Drummondville, le 16 août 1901. Bridget O’Connor, une vieille dame de soixante-quinze ans, termine l’écriture d’une longue lettre destinée au Département de la Justice du Canada. Alitée et souffrante, la veuve de Robert Heriot relate dans le détail les événements qui ont mené à l’agression sauvage dont elle a été victime quelques jours plus tôt et qui découle, selon ses dires, d’un ordre du très réputé William John Watts, fils de Robert Nugent, dans le but de lui ravir ses titres de propriété. Les faits nous transportent à l’époque du décès de Frederick George Heriot, survenu en décembre 1843, et révèlent des détails troublants au sujet de sa succession et des rivalités qui opposent certains de ses héritiers.

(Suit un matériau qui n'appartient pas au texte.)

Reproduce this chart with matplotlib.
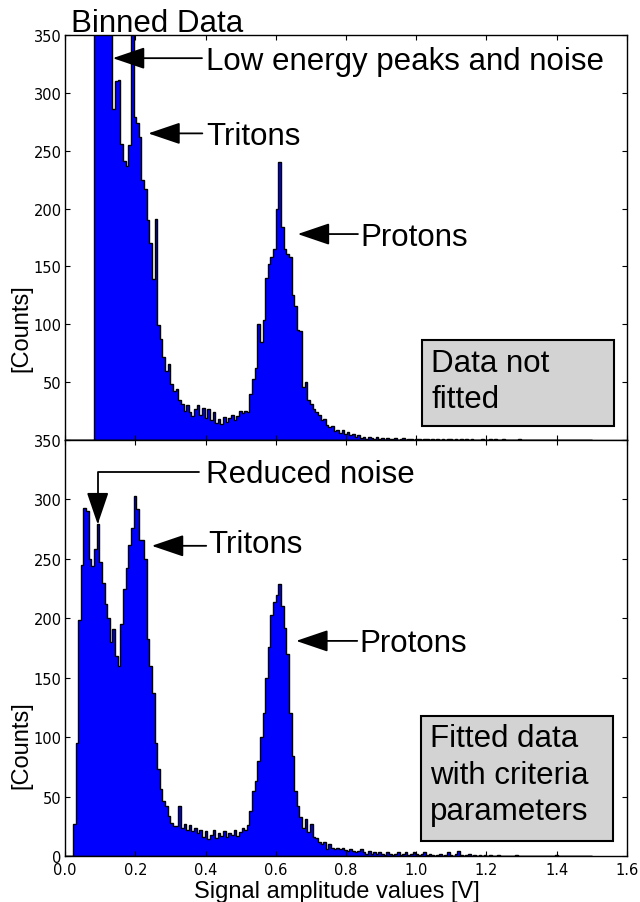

La déposition lapidaire de dame O’Connor met ainsi en scène des personnalités notoires de notre histoire régionale et remet en question la glorification de certains de nos pionniers. Les premières accusations visent Robert Nugent Watts, un des héritiers de Frederick George Heriot, qui aurait obtenu frauduleusement plusieurs lots de terre du canton de Grantham. Dans son argumentaire, Bridget soutient qu’une partie des lots de terre obtenus n’ont pas été légués, mais bien vendus à Watts peu avant la mort du fondateur de la colonie, comme le confirme d’ailleurs son testament :

« Je [Frederick George Heriot] confirme, corrobore et approuve par mon présent testament un certain acte de vente à Robert Nugent Watts enregistré à Drummondville le cinquième jour de décembre 1842 voulant et consentant que ledit acte de vente soit exécuté selon sa forme et teneur […] »

Or, le montant de la vente – une somme de deux mille livres – poursuit-elle, n’a jamais été remboursée à qui que ce soit, ni au major-général Heriot, ni à ses héritiers, soit son mari Robert Heriot, son beau-frère Thomas Heriot et Robert Loring. La suite du long plaidoyer met l’accent sur une dispute survenue entre Robert Nugent et Frederick George, et vient renforcer l’hypothèse du non-paiement des lots de terre.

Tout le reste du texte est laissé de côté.